3.Instaurer la discipline et la sanction
La rupture avec l’impunité est une voie importante pour restaurer la crédibilité de la stratégie anti-corruption. Un engagement solennel des autorités contre les malversations est nécessaire pour dissuader toute les tentations et la mauvaise gestion. Les mesures de détection des délits de corruption doivent être renforcées.

Conclusion
La corruption réduit l’efficacité économique et l’équité sociale en détournant des ressources de leurs objectifs et en permettant aux plus influents de payer des pots- de- vin pour avoir des avantages au détriment des autres.
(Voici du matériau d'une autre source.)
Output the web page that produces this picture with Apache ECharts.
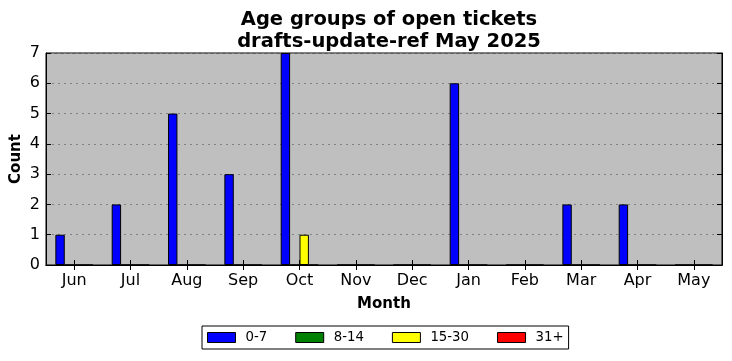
<!DOCTYPE html>
<html>
<head>
<meta charset="utf-8">
<script src="https://cdn.jsdelivr.net/npm/echarts@6/dist/echarts.min.js"></script>
<style>html,body{margin:0;padding:0;background:#fff;}#c{width:732px;height:361px;}</style>
</head>
<body>
<div id="c"></div>
<script>
const months = ['Jun','Jul','Aug','Sep','Oct','Nov','Dec','Jan','Feb','Mar','Apr','May'];
const age0_7 = [1,2,5,3,7,0,0,6,0,2,2,0];
const age8_14 = [0,0,0,0,0,0,0,0,0,0,0,0];
const age15_30 = [0,0,0,0,1,0,0,0,0,0,0,0];
const age31p = [0,0,0,0,0,0,0,0,0,0,0,0];
const yTicks = [0,1,2,3,4,5,6,7];

const FONT = 'DejaVu Sans';
const chart = echarts.init(document.getElementById('c'), null, {renderer:'canvas'});
function bar(name, data, color){
  return {name, type:'bar', data, barWidth:9.4, barGap:'0%',
    itemStyle:{color, borderColor:'#000', borderWidth:1}, animation:false};
}
chart.setOption({
  animation:false,
  textStyle:{fontFamily:FONT, color:'#000'},
  title:{text:'Age groups of open tickets\ndrafts-update-ref May 2025', left:384, textAlign:'center', top:4,
    textStyle:{fontFamily:FONT, fontSize:19.5, fontWeight:'bold', color:'#000', lineHeight:22}},
  grid:{left:46, right:10, top:53, bottom:96, show:true, backgroundColor:'#bfbfbf', borderColor:'#000', borderWidth:1,
    containLabel:false, outerBoundsMode:'none'},
  legend:{top:326, left:202, itemWidth:28, itemHeight:10, itemGap:28,
    borderColor:'#000', borderWidth:1, padding:[5,5,5,5], backgroundColor:'#fff',
    icon:'rect', textStyle:{fontFamily:FONT, fontSize:13.3, color:'#000', padding:[0,0,0,5]},
    itemStyle:{borderColor:'#000', borderWidth:1},
    data:['0-7','8-14','15-30','31+']},
  xAxis:[{type:'category', data:months, position:'bottom',
    name:'Month', nameLocation:'middle', nameGap:32, nameMoveOverlap:false,
    nameTextStyle:{fontFamily:FONT, fontSize:15, fontWeight:'bold', color:'#000'},
    axisLine:{show:true, lineStyle:{color:'#000'}},
    axisTick:{show:true, inside:true, alignWithLabel:true, length:5, lineStyle:{color:'#000'}},
    axisLabel:{fontFamily:FONT, fontSize:16, color:'#000', margin:8},
    splitLine:{show:false}},
   {type:'category', data:months, position:'top',
    axisLine:{show:true, lineStyle:{color:'#000'}},
    axisTick:{show:true, inside:true, alignWithLabel:true, length:5, lineStyle:{color:'#000'}},
    axisLabel:{show:false}}],
  yAxis:[{type:'value', min:0, max:7, interval:1,
    name:'Count', nameLocation:'middle', nameGap:22, nameMoveOverlap:false,
    nameTextStyle:{fontFamily:FONT, fontSize:15, fontWeight:'bold', color:'#000'},
    axisLine:{show:true, lineStyle:{color:'#000'}},
    axisTick:{show:true, inside:true, length:5, lineStyle:{color:'#000'}},
    axisLabel:{fontFamily:FONT, fontSize:16, color:'#000', margin:6,
      formatter:v=> yTicks.includes(v)? String(v):''},
    splitLine:{show:true, lineStyle:{color:'#808080', type:[2,4], width:1}}},
   {type:'value', min:0, max:7, interval:1, position:'right',
    axisLine:{show:true, lineStyle:{color:'#000'}},
    axisTick:{show:true, inside:true, length:5, lineStyle:{color:'#000'}},
    axisLabel:{show:false}, splitLine:{show:false}}],
  series:[
    bar('0-7', age0_7, '#0000ff'),
    bar('8-14', age8_14, '#008000'),
    bar('15-30', age15_30, '#ffff00'),
    bar('31+', age31p, '#ff0000')
  ]
});
</script>
</body>
</html>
Elle décourage l’investissement domestique et étranger, affaiblit la compétitivité et la crédibilité de l’Etat. Son coût est d’autant plus exorbitant lorsque le taux de collecte des recettes fiscales et non fiscales est faible, la gestion des dépenses publiques est inefficace, les privatisations des entreprises publiques douteuses, un système judiciaire non transparent, des contre-pouvoirs inexistants ou faibles et l’absence de contrôle du financement des partis politiques et des leaders politiques. L’expérience des pays développés et en développement montre que la décentralisation pourrait constituer une menace à l’unité nationale lorsqu’il y a une montée de la corruption au niveau local associée à la crise économique, l’instabilité politique, l’opportunisme des responsables politiques et aux disparités régionales.